К сожалению, письмо запоздало, и «Цирк» был напечатан без авторской правки.
В 1916 году, когда я по приглашению Горького составлял сборник «Елка», Александр Михайлович написал для сборника стихотворение «Трубочист». Мне оно показалось растянутым, о чем я написал ему со всей откровенностью.
«Относительно „Трубочиста“, — ответил он, — буду спорить: если вы после первых пяти строф напечатаете непосредственно последнюю, будет голова на ногах, без туловища… Я хотел немного приоткрыть дверь в таинственную (для детского глаза) жизнь трубочиста: у него тоже, как и у всех, есть дети, и не черные, как бы полагалось ему иметь, а „беленькие“; конечно, надо изменить: „спят, как два комочка“. Может быть: „как два щеночка“?
…Сказать просто, что он не страшный — мало. Ребенок не поверит.
Может быть, мне мало удалось то, что хотелось сказать.
Во всяком случае, середины не выбрасывайте: лучше не печатайте совсем. Мне тема очень по душе, и я бы ее как-нибудь иначе обернул потом».
Это стихотворение и нынче печатается в первоначальной редакции. Мне кажется, оно скорее дошло бы до русских детей, если бы по прихоти автора трубочист не был изображен иностранцем с привычками заграничного жителя:
Рано утром, на рассвете,Он встает и кофе пьет,Чистит пятна на жилете,Курит трубку и поет.
Странно читать про этого несомненного немца, что дети его спят на печи, словно в российской деревенской избе.
В 1917 году, когда мне привелось редактировать выходящий приложением к «Ниве» журнал «Для детей», я привлек Александра Михайловича к участию в этом журнале.
«Дай вам бог сто лет жизни за вашу затею!» — писал он в ответ на мое приглашение. Прислал для журнала загадки с такой покладистой и благодушной припиской:
«Если пригодятся — хорошо, нет — бросьте под стол».
Наши отношения к тому времени сгладились, и мало-помалу его письма ко мне утратили прежнюю сдержанность.
«Прочел недавно „Человека из Сан-Франциско“ Бунина, — писал он мне в 17-м году, — и чуть не заплакал от радости.

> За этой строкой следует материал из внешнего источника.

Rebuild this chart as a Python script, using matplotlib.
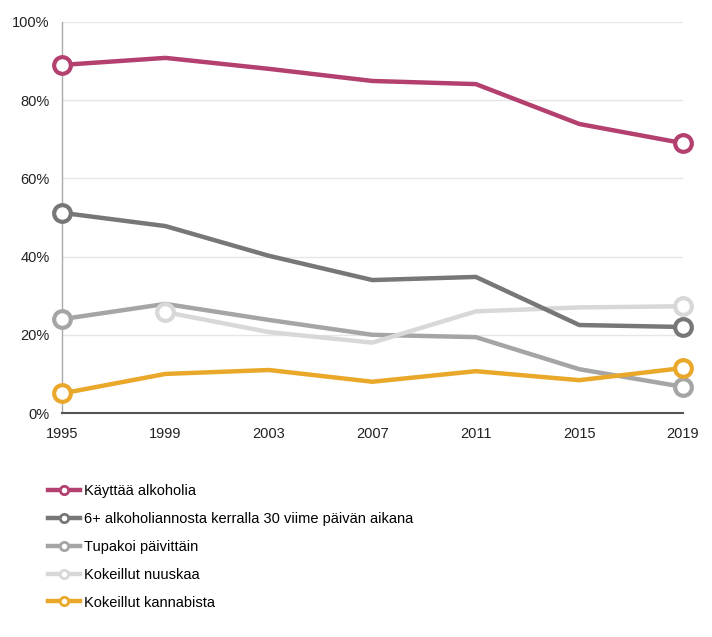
import matplotlib
matplotlib.use("Agg")
import matplotlib.pyplot as plt
from matplotlib.lines import Line2D
import numpy as np

plt.rcParams['font.family'] = ['Liberation Sans', 'DejaVu Sans']

years = [1995, 1999, 2003, 2007, 2011, 2015, 2019]
labels = ["Käyttää alkoholia",
          "6+ alkoholiannosta kerralla 30 viime päivän aikana",
          "Tupakoi päivittäin",
          "Kokeillut nuuskaa",
          "Kokeillut kannabista"]
alkoholi = [89.0, 90.8, 88.0, 84.9, 84.1, 73.9, 69.0]
humala = [51.2, 47.8, 40.2, 34.0, 34.8, 22.5, 22.0]
tupakka = [24.0, 27.9, 23.8, 20.0, 19.4, 11.2, 6.7]
nuuska_years = [1999, 2003, 2007, 2011, 2015, 2019]
nuuska = [25.8, 20.7, 18.0, 26.0, 27.0, 27.3]
kannabis = [5.0, 10.0, 11.0, 8.0, 10.7, 8.4, 11.5]

colors = ["#b4406f", "#777777", "#a5a5a5", "#d8d8d8", "#e9a82a"]

fig = plt.figure(figsize=(7.12, 6.37), dpi=100)
ax = fig.add_axes([0.087, 0.3516, 0.872, 0.614])

series = [(years, alkoholi), (years, humala), (years, tupakka),
          (nuuska_years, nuuska), (years, kannabis)]
for i in [2, 3, 1, 4, 0]:
    xs, ys = series[i]
    ax.plot(xs, ys, color=colors[i], lw=3.2, solid_joinstyle='round',
            solid_capstyle='round', marker='o', markevery=[0, len(xs) - 1],
            markersize=12, markerfacecolor='white', markeredgecolor=colors[i],
            markeredgewidth=3, zorder=3, clip_on=False)

ax.set_xlim(1995, 2019)
ax.set_ylim(0, 100)
ax.set_xticks(years)
ax.set_yticks([0, 20, 40, 60, 80, 100])
ax.set_yticklabels([f"{v}%" for v in [0, 20, 40, 60, 80, 100]])
ax.yaxis.grid(True, color="#e6e6e6", lw=1)
ax.set_axisbelow(True)
for s in ['top', 'right']:
    ax.spines[s].set_visible(False)
ax.spines['left'].set_color('#aaaaaa')
ax.spines['left'].set_linewidth(1)
ax.spines['bottom'].set_color('#555555')
ax.spines['bottom'].set_linewidth(1.5)
ax.tick_params(axis='both', length=0, labelsize=10.5, colors='#222222')
ax.tick_params(axis='x', pad=10)
ax.tick_params(axis='y', pad=9)

handles = [Line2D([0], [0], color=c, lw=3.2, marker='o', markersize=6,
                  markerfacecolor='white', markeredgecolor=c, markeredgewidth=2)
           for c in colors]
fig.legend(handles, labels, loc='upper left', bbox_to_anchor=(0.068, 0.240),
           frameon=False, fontsize=10.5, handlelength=2.2, handletextpad=0.25,
           labelspacing=0.95, borderaxespad=0, borderpad=0)

fig.savefig("out.png", dpi=100, facecolor='white')
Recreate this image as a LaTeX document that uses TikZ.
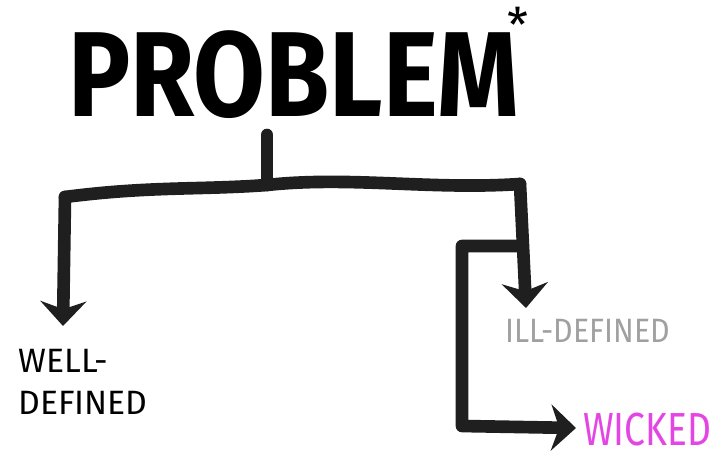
\documentclass[tikz,border=0pt]{standalone}
\usepackage{fontspec}
\setmainfont{Fira Sans}
\usepackage{graphicx}
\usetikzlibrary{arrows.meta}
\definecolor{illgray}{RGB}{160,160,160}
\definecolor{wickedpink}{RGB}{228,70,228}
\newcommand{\titlestar}{\rlap{\hspace{-0.3cm}\raisebox{1.86cm}{\fontsize{34}{34}\selectfont\mdseries *}}}
\begin{document}
\begin{tikzpicture}[
x=0.025cm, y=-0.025cm,
marker/.style={
        draw=black!88,
        line width=9pt,
        line cap=round,
        line join=round,
    },
   pointer/.style = {
   marker,
   -{Stealth[length=0.62cm, width=1.15cm, inset=0.2cm]},
   },
   tag/.style = {
   inner sep=0pt,
   font=\fontsize{24}{30}\selectfont,
   align=left,
   },
 ]
\useasboundingbox (0,0) rectangle (723,458);

   \node [inner sep=0pt, anchor=base, font=\fontsize{86}{86}\selectfont\bfseries] (problem) at (294,117) {\scalebox{0.86}[1]{PROBLEM}\titlestar};

   \node [tag, anchor=north west] (welldef) at (18,349) {WELL-\\DEFINED};
   \node [tag, anchor=base west, text=illgray] (illdef) at (505,342) {\scalebox{0.9}[1]{ILL-DEFINED}};
   \node [tag, anchor=base west, text=wickedpink, font=\fontsize{33}{33}\selectfont] (wicked) at (583,445) {\scalebox{0.8}[1]{WICKED}};

\coordinate (stem) at (267,135);
\coordinate (split) at (267,185);
\coordinate (leftend) at (65,197);
\coordinate (rightend) at (520,184);
\coordinate (fork) at (520,246);
\coordinate (bend) at (462,246);
\coordinate (corner) at (462,426);

\draw[marker] (stem) -- (split);
\draw[marker] (leftend) .. controls (150,186) and (200,190) .. (split) .. controls (350,176) and (430,190) .. (rightend);
\draw[pointer] (leftend) -- (63,326);
\draw[pointer] (rightend) -- (526,308);
\draw[pointer] (fork) -- (bend) -- (corner) -- (576,428);
\end{tikzpicture}
\end{document}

Вот вещь! После такого рассказа все Борисы Лазаревские должны поступить в кассы мелкого кредита».
Прочтя в моем журнале рассказ Куприна «Козлиная жизнь», поэт отозвался о нем так:
«Рассказ Куприна милый, но есть вялость, и козел как-то все топчется на одном месте, точно мокрой ваты наелся».
Но тут же поспешил приписать:
«Если увидите его (Куприна), поклонитесь от меня. Я его очень люблю — и хорошего, и нехорошего, — как могут только любить хронические сатирики и так называемые пессимисты».

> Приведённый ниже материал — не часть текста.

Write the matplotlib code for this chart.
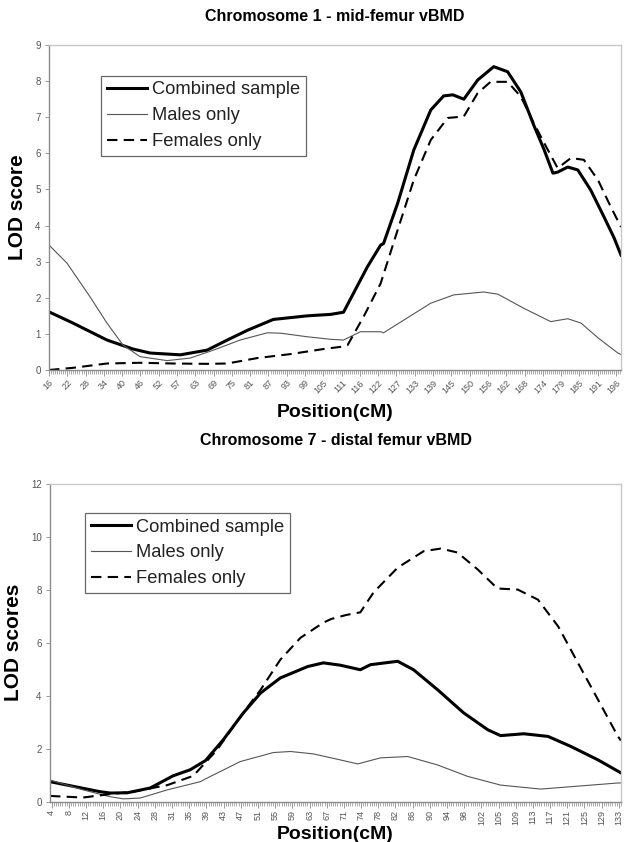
import numpy as np
import matplotlib
matplotlib.use("Agg")
import matplotlib.pyplot as plt
from matplotlib.ticker import FixedLocator

plt.rcParams['font.family'] = ['Liberation Sans', 'DejaVu Sans']

# ---------------- Chromosome 1 data ----------------
chr1_ticklabels = ["16", "22", "28", "34", "40", "46", "52", "57", "63", "69", "75", "81",
                   "87", "93", "99", "105", "111", "116", "122", "127", "133", "139", "145",
                   "150", "156", "162", "168", "174", "179", "185", "191", "196"]

chr1_comb_x = [16.0, 23.6, 34.4, 42.7, 48.1, 57.7, 66.2, 72.6, 79.0, 87.2, 98.0, 105.4,
               109.5, 112.7, 117.1, 121.3, 122.2, 126.7, 131.8, 137.2, 141.3, 144.2, 147.7,
               152.1, 157.2, 161.6, 165.8, 169.9, 173.1, 176.0, 177.5, 180.7, 183.9, 188.0,
               192.2, 195.4, 197.6]
chr1_comb_y = [1.61, 1.30, 0.83, 0.58, 0.47, 0.42, 0.55, 0.83, 1.10, 1.40, 1.50, 1.54,
               1.60, 2.13, 2.86, 3.46, 3.50, 4.62, 6.09, 7.20, 7.59, 7.62, 7.50,
               8.03, 8.40, 8.26, 7.70, 6.78, 6.12, 5.45, 5.48, 5.62, 5.54, 4.98,
               4.24, 3.66, 3.18]

chr1_male_x = [16.0, 21.7, 29.0, 34.4, 39.5, 44.9, 53.5, 60.8, 68.2, 76.7, 85.3, 89.5, 98.0,
               105.4, 109.5, 114.9, 121.3, 122.2, 128.6, 137.2, 144.5, 154.0, 158.5, 166.7,
               175.3, 180.7, 184.9, 190.3, 196.6, 197.6]
chr1_male_y = [3.46, 2.96, 2.03, 1.30, 0.69, 0.37, 0.26, 0.33, 0.55, 0.83, 1.03, 1.02, 0.92,
               0.85, 0.83, 1.06, 1.06, 1.03, 1.38, 1.85, 2.08, 2.16, 2.10, 1.71,
               1.34, 1.42, 1.30, 0.89, 0.47, 0.43]

chr1_fem_x = [16.0, 23.6, 34.4, 44.9, 55.4, 66.2, 72.6, 82.1, 92.6, 103.1, 108.5, 110.8,
              115.9, 121.3, 126.7, 131.8, 137.2, 142.6, 147.7, 152.1, 156.2, 161.6, 165.8,
              169.9, 174.4, 177.5, 181.7, 185.8, 190.3, 194.4, 197.6]
chr1_fem_y = [0.00, 0.06, 0.18, 0.20, 0.18, 0.17, 0.18, 0.33, 0.44, 0.58, 0.64, 0.69,
              1.48, 2.40, 3.88, 5.26, 6.37, 6.98, 7.02, 7.67, 7.98, 7.98, 7.57,
              6.84, 6.09, 5.59, 5.87, 5.82, 5.26, 4.51, 3.96]

# ---------------- Chromosome 7 data ----------------
chr7_ticklabels = ["4", "8", "12", "16", "20", "24", "28", "31", "35", "39", "43", "47", "51",
                   "55", "59", "63", "67", "71", "74", "78", "82", "86", "90", "94", "98",
                   "102", "105", "109", "113", "117", "121", "125", "129", "133"]

chr7_comb_x = [3.6, 7.5, 15.0, 17.3, 21.2, 26.4, 31.6, 35.5, 39.0, 43.0, 47.6, 51.5, 56.0,
               62.2, 65.8, 69.7, 74.2, 76.5, 82.7, 86.3, 91.8, 97.7, 103.2, 106.1, 111.4,
               116.9, 122.1, 128.3, 133.5]
chr7_comb_y = [0.75, 0.62, 0.37, 0.32, 0.33, 0.51, 0.97, 1.20, 1.55, 2.33, 3.35, 4.10, 4.67,
               5.10, 5.24, 5.15, 4.98, 5.17, 5.30, 4.98, 4.22, 3.35, 2.71, 2.49, 2.56,
               2.46, 2.08, 1.57, 1.08]

chr7_male_x = [3.6, 11.1, 17.3, 20.3, 24.1, 30.3, 37.8, 39.4, 46.9, 54.4, 58.3, 63.5, 69.7,
               73.6, 78.8, 85.0, 91.8, 98.6, 100.9, 106.1, 115.2, 121.4, 132.8, 133.5]
chr7_male_y = [0.81, 0.44, 0.18, 0.10, 0.13, 0.44, 0.75, 0.89, 1.51, 1.85, 1.89, 1.80, 1.57,
               1.42, 1.65, 1.70, 1.38, 0.95, 0.85, 0.62, 0.47, 0.55, 0.70, 0.70]

chr7_fem_x = [3.6, 11.1, 17.3, 22.5, 30.3, 36.2, 41.6, 46.9, 51.5, 56.0, 60.6, 65.8, 67.6,
              71.0, 74.2, 77.2, 82.7, 88.6, 92.5, 96.3, 100.9, 105.4, 110.0, 114.6, 119.2,
              123.7, 128.3, 132.8, 133.5]
chr7_fem_y = [0.21, 0.15, 0.28, 0.37, 0.62, 0.97, 1.95, 3.21, 4.22, 5.36, 6.19, 6.76, 6.90,
              7.05, 7.15, 7.90, 8.84, 9.46, 9.56, 9.41, 8.77, 8.05, 8.01, 7.63, 6.62,
              5.24, 3.84, 2.46, 2.30]

series_labels = ["Combined sample", "Males only", "Females only"]

fig = plt.figure(figsize=(6.24, 8.42), dpi=100)

W, H = 624.0, 842.0


def make_axes(l, r, t, b):
    return fig.add_axes([l / W, 1 - b / H, (r - l) / W, (b - t) / H])


ax1 = make_axes(49, 621, 45, 370)
ax2 = make_axes(50, 621, 484, 801.5)

gray_axis = "#8a8a8a"
tick_col = "#555555"


def style(ax, xlim, ylim, yticks, ticklabels, rot, nminor, ylabel, xlabelpad):
    ax.set_xlim(*xlim)
    ax.set_ylim(*ylim)
    n = len(ticklabels)
    lo = float(ticklabels[0]); hi = float(ticklabels[-1])
    major = np.linspace(lo, hi, n)
    ax.set_xticks(major)
    if rot == 45:
        ax.set_xticklabels(ticklabels, rotation=45, ha="right", va="top",
                           rotation_mode="anchor", fontsize=6.5, color=tick_col)
    else:
        ax.set_xticklabels(ticklabels, rotation=90, ha="center", va="top",
                           fontsize=6.5, color=tick_col)
    minor = np.linspace(lo, hi, (n - 1) * nminor + 1)
    minor = np.concatenate([minor, np.arange(hi, xlim[1], (hi - lo) / ((n - 1) * nminor))])
    ax.xaxis.set_minor_locator(FixedLocator(minor))
    ax.tick_params(axis="x", which="major", length=4, width=0.6, color=gray_axis, pad=2)
    ax.tick_params(axis="x", which="minor", length=3, width=0.5, color=gray_axis)
    ax.set_yticks(yticks)
    ax.set_yticklabels([str(v) for v in yticks], fontsize=7, color=tick_col)
    ax.tick_params(axis="y", length=3, width=0.6, color=gray_axis, pad=3)
    for s in ["left", "bottom"]:
        ax.spines[s].set_color(gray_axis)
        ax.spines[s].set_linewidth(1.0)
    for s in ["top", "right"]:
        ax.spines[s].set_color("#c8c8c8")
        ax.spines[s].set_linewidth(1.0)
    ax.set_ylabel(ylabel, fontsize=15, fontweight="bold", labelpad=6)
    ax.set_xlabel("Position(cM)", fontsize=14, fontweight="bold", labelpad=xlabelpad)


def draw(ax, cx, cy, mx, my, fx, fy, legbox):
    ax.plot(cx, cy, color="black", lw=2.2, label=series_labels[0], solid_joinstyle="round")
    ax.plot(mx, my, color="#555555", lw=0.8, label=series_labels[1])
    ax.plot(fx, fy, color="black", lw=1.5, ls=(0, (5, 3)), label=series_labels[2])
    leg = ax.legend(loc="upper left", bbox_to_anchor=legbox, fontsize=13.2, frameon=True,
                    fancybox=False, edgecolor="#444444", borderpad=0.3, labelspacing=0.48,
                    handlelength=2.2, handletextpad=0.3, borderaxespad=0)
    leg.get_frame().set_linewidth(0.9)
    for t in leg.get_texts():
        t.set_color("#222222")


style(ax1, (16, 197.6), (0, 9), list(range(0, 10)), chr1_ticklabels, 45, 9, "LOD score", 6)
draw(ax1, chr1_comb_x, chr1_comb_y, chr1_male_x, chr1_male_y, chr1_fem_x, chr1_fem_y,
     ((101 - 49) / 572, (370 - 76) / 325))
ax1.set_title("Chromosome 1 - mid-femur vBMD", fontsize=11.5, fontweight="bold", pad=17)

style(ax2, (3.6, 133.5), (0, 12), [0, 2, 4, 6, 8, 10, 12], chr7_ticklabels, 90, 8,
      "LOD scores", 1)
draw(ax2, chr7_comb_x, chr7_comb_y, chr7_male_x, chr7_male_y, chr7_fem_x, chr7_fem_y,
     ((85 - 50) / 571, (801.5 - 513) / 317.5))
ax2.set_title("Chromosome 7 - distal femur vBMD", fontsize=11.5, fontweight="bold", pad=28)

fig.savefig("out.png", dpi=100)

Передавая привет одному работнику издательства, он с тем же добродушием заметил:
«Из всех крокодилов, пожирающих писательское мясо, это самый симпатичный».
IVКазалось, что теперь, когда мы сблизились вновь, у нас впереди много дружной и веселой работы — особенно по созданию советской литературы «для маленьких», но он куда-то надолго исчез, а потом до его петроградских друзей дошли слухи, которым они долго не хотели верить, будто он эмигрировал в чужие края. Вскоре эти слухи подтвердились.
В 1923 году в Берлине вышел третий том его стихотворений, знаменательно озаглавленный «Жажда» (то есть жажда вернуться на родину). Перечитывая теперь эту грустную книгу, я не мог отвязаться от мысли, что вряд ли в русской зарубежной литературе тех давних времен был хоть один поэт, который с такой лирической силой выразил бы мучительное чувство эмигрантского сиротства на чужбине. Чуть только он оторвался от России, с ним произошел переворот, нередко наблюдавшийся в среде эмигрантов: он какой-то новой любовью, неожиданной для него самого, полюбил все русское, решительно все — даже то, что еще так недавно коробило и раздражало его. Нам, знавшим его «Сатиры» 1908–1912 годов, даже как-то странно читать, в каком поэтическом ореоле встали перед ним те самые люди, пейзажи и вещи, к которым, судя по его старым стихам, он относился в лучшем случае с иронией. Он и сам отметил в себе эту новую черту своей лирики:
И встает былое светлым раем,Словно детство в солнечной пыли.
Теперь под «чужим солнцем», на далекой чужбине он с самой нежной любовью вспоминает и русские баранки, и русские валенки, и самовары, и гармонику, и куклу Матрешку, и клодтовских коней на Аничковом мосту, и золоченого орла на Крестовской аптеке (возле которой он жил до войны), и бумажного змея, и Гатчину, и Невский, и Псков, и русские деревья, и русские травы — и тем еще больнее растравляет незаживающую душевную рану.